■ What is asked ■
Using the listing below, please print exactly the lines from the one with "Convert this chart to Bokeh code." through the one with "PX = 50.0 /". Leave out every picture.

Data listing
:::::

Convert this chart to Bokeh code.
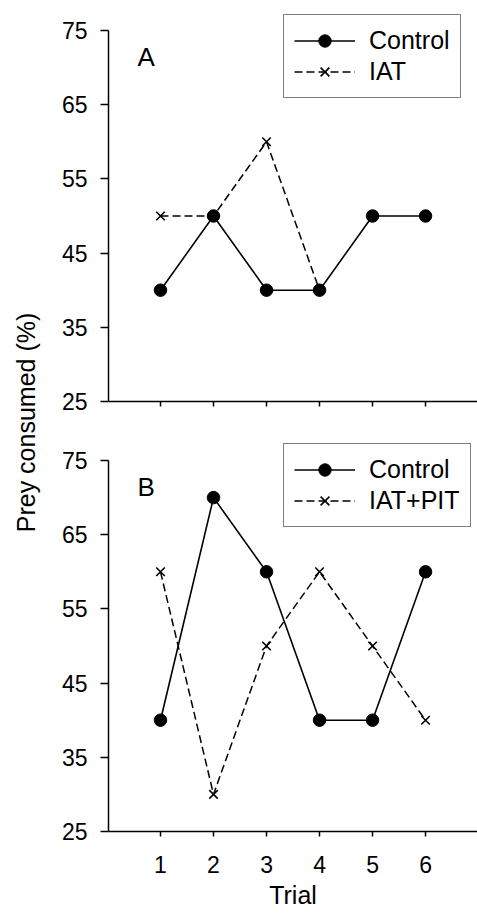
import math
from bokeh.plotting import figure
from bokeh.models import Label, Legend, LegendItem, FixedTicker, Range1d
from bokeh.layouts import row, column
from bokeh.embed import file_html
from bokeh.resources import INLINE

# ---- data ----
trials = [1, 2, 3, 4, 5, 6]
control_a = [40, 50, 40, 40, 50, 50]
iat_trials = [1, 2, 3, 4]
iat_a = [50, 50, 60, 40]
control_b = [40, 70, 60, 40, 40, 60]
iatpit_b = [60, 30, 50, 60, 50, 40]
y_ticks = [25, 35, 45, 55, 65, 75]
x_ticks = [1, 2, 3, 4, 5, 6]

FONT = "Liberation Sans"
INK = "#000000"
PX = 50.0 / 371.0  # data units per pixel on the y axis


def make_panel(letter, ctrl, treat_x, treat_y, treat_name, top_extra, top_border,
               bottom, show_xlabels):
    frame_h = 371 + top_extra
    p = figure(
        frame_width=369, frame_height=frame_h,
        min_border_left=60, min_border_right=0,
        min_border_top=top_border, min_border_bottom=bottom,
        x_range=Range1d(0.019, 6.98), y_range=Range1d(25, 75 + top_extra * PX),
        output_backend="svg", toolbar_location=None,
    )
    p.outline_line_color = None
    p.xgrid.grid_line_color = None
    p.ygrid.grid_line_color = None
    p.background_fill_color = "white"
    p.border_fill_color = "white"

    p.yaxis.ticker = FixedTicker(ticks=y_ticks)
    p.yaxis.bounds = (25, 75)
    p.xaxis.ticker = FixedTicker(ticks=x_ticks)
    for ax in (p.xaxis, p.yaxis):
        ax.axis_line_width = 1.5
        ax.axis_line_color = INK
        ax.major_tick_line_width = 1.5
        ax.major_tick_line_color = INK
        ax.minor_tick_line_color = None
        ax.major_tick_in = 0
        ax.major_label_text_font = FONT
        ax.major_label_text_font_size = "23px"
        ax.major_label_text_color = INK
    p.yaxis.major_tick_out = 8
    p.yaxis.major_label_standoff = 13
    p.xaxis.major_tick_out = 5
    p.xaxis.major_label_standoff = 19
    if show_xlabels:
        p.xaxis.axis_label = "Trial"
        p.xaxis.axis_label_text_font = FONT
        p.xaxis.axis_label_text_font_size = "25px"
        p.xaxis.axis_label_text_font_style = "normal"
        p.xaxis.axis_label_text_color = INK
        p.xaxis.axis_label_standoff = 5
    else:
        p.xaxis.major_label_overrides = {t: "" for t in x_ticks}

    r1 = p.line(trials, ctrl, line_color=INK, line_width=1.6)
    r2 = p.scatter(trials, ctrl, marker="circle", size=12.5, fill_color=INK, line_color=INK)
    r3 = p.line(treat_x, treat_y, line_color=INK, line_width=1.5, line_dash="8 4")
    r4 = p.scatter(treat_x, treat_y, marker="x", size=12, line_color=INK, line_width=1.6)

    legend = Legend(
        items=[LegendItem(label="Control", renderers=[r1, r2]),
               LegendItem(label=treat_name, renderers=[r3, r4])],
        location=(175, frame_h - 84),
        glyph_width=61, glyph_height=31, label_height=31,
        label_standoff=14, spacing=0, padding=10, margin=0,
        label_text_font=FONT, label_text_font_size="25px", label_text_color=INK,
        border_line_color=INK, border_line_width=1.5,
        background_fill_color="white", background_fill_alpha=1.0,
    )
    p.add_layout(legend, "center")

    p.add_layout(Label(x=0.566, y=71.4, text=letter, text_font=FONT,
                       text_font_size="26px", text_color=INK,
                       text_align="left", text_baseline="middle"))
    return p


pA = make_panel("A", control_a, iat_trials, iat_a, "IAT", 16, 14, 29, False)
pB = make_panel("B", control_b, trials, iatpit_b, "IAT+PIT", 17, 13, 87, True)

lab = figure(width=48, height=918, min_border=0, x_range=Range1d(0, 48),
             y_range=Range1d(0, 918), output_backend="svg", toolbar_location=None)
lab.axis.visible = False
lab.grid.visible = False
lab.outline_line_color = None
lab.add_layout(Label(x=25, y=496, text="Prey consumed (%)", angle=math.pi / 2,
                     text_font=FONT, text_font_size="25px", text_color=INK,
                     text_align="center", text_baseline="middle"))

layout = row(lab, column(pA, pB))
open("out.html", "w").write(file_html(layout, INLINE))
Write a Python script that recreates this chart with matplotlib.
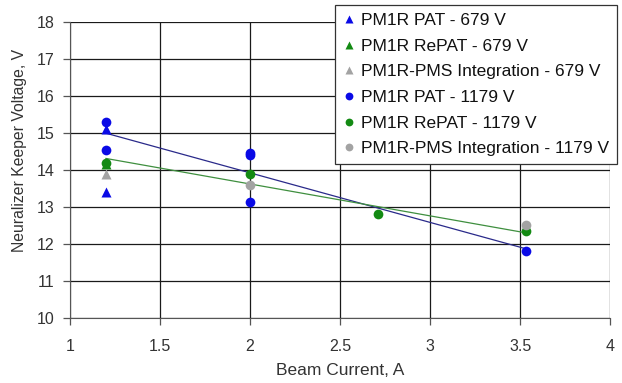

:::::

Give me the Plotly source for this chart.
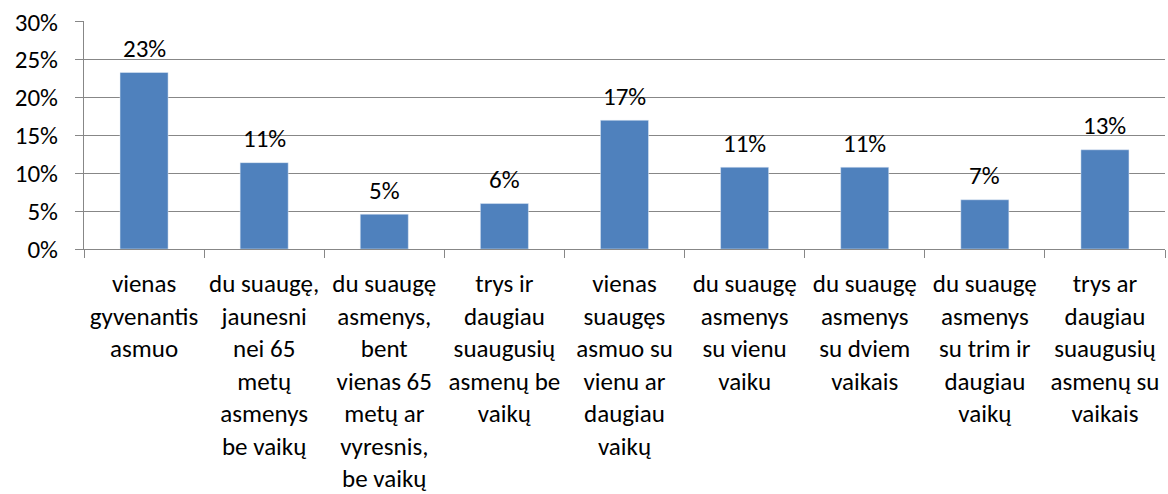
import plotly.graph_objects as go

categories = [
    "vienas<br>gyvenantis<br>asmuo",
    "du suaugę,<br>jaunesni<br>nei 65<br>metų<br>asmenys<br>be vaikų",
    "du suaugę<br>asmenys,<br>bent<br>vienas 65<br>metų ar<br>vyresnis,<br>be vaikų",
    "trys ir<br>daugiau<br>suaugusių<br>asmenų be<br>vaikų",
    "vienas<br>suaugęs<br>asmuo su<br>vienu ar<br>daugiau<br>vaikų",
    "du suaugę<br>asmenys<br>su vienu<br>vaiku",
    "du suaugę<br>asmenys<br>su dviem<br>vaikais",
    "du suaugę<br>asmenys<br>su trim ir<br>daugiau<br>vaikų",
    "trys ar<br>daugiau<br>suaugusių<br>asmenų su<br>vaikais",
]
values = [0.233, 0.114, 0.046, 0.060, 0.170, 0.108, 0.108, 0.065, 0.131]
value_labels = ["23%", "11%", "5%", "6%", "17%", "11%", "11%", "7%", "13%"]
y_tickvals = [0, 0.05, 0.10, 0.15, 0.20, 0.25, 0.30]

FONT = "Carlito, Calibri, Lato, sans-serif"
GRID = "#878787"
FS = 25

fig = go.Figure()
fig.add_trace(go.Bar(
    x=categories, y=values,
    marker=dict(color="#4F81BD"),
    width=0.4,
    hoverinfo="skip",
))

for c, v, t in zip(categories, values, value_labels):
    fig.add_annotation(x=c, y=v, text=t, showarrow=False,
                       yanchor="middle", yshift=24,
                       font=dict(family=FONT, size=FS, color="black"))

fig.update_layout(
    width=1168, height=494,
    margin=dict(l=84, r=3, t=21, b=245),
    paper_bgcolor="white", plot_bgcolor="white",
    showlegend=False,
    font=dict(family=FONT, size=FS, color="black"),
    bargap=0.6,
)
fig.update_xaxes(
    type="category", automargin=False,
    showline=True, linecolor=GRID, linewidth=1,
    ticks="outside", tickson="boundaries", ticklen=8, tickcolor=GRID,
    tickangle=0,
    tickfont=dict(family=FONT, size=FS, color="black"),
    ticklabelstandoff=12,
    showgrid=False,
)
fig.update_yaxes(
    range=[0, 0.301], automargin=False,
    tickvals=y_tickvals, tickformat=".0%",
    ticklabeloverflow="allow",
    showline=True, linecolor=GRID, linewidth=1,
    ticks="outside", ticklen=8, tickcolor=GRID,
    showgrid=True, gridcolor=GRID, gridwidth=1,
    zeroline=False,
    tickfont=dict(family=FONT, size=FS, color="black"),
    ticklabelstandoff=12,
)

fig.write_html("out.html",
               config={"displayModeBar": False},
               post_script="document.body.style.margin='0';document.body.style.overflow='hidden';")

:::::

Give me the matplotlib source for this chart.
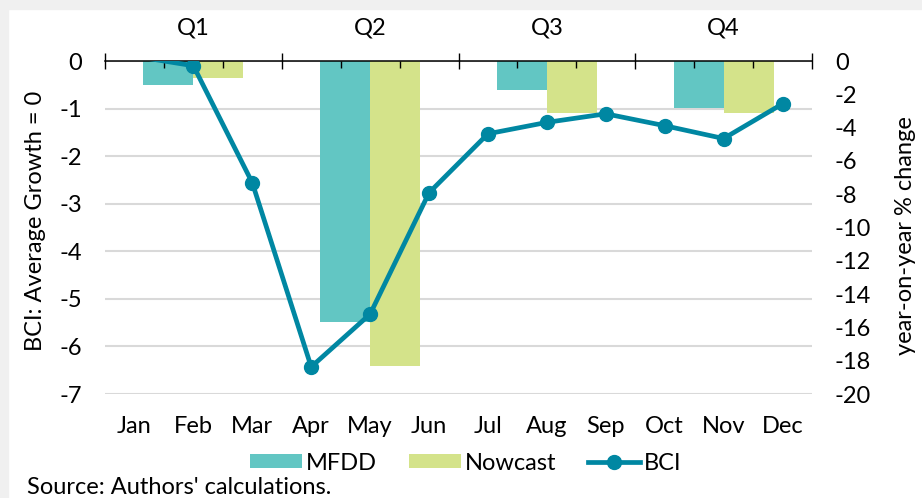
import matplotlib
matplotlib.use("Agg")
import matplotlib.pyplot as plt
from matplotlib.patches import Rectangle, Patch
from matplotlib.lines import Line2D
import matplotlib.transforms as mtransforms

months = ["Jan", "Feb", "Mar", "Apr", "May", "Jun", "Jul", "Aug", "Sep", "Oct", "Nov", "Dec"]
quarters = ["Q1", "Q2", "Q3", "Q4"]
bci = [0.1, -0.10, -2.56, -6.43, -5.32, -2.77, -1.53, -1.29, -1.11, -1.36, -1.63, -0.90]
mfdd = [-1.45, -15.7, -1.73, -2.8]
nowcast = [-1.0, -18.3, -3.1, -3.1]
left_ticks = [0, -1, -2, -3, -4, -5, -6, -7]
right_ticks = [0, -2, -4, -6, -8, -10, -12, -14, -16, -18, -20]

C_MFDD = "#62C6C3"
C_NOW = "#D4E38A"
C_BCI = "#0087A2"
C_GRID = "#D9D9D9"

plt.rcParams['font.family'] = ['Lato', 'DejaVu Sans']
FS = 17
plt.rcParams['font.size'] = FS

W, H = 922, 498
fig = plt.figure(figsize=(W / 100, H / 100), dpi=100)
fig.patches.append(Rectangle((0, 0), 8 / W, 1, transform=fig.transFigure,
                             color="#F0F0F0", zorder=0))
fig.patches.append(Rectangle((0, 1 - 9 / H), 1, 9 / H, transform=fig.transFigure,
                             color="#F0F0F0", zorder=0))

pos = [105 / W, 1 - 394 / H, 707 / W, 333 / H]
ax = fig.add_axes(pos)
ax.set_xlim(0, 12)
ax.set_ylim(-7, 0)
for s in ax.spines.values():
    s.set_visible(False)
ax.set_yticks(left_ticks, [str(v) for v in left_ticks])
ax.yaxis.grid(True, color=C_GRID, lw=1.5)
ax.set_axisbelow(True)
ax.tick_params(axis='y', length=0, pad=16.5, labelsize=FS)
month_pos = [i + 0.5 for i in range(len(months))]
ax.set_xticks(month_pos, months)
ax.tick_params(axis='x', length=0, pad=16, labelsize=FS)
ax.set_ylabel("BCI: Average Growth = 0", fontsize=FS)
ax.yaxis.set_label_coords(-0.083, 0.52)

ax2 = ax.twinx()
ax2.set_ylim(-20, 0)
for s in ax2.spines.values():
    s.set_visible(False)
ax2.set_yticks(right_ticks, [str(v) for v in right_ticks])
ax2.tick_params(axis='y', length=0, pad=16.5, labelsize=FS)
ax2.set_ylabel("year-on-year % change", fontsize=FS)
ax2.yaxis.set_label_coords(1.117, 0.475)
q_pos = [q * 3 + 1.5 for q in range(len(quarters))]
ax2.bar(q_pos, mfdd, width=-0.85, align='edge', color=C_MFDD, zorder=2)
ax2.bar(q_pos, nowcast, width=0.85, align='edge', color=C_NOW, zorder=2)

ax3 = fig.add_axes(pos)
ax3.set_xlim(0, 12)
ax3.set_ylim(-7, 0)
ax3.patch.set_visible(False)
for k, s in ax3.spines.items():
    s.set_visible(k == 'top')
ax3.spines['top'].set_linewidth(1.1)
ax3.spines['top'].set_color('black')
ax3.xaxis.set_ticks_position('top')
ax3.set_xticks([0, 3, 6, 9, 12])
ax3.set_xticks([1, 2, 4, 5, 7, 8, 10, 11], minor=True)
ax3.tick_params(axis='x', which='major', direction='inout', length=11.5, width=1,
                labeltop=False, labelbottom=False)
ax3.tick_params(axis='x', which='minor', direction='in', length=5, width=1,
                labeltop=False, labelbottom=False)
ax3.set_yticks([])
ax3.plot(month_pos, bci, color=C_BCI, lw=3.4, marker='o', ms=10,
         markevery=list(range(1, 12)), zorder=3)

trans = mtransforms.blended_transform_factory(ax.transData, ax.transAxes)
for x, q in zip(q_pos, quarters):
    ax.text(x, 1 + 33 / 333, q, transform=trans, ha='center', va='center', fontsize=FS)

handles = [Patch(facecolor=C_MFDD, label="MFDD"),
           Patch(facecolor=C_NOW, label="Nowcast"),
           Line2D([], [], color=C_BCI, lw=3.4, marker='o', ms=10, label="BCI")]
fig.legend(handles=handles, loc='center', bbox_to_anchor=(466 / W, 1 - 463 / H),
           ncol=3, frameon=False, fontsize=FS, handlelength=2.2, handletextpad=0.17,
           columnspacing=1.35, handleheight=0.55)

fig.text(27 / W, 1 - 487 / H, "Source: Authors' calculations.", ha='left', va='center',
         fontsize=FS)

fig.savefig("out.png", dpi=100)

:::::

■ Correct output ■
Convert this chart to Bokeh code.
import math
from bokeh.plotting import figure
from bokeh.models import Label, Legend, LegendItem, FixedTicker, Range1d
from bokeh.layouts import row, column
from bokeh.embed import file_html
from bokeh.resources import INLINE

# ---- data ----
trials = [1, 2, 3, 4, 5, 6]
control_a = [40, 50, 40, 40, 50, 50]
iat_trials = [1, 2, 3, 4]
iat_a = [50, 50, 60, 40]
control_b = [40, 70, 60, 40, 40, 60]
iatpit_b = [60, 30, 50, 60, 50, 40]
y_ticks = [25, 35, 45, 55, 65, 75]
x_ticks = [1, 2, 3, 4, 5, 6]

FONT = "Liberation Sans"
INK = "#000000"
PX = 50.0 / 371.0  # data units per pixel on the y axis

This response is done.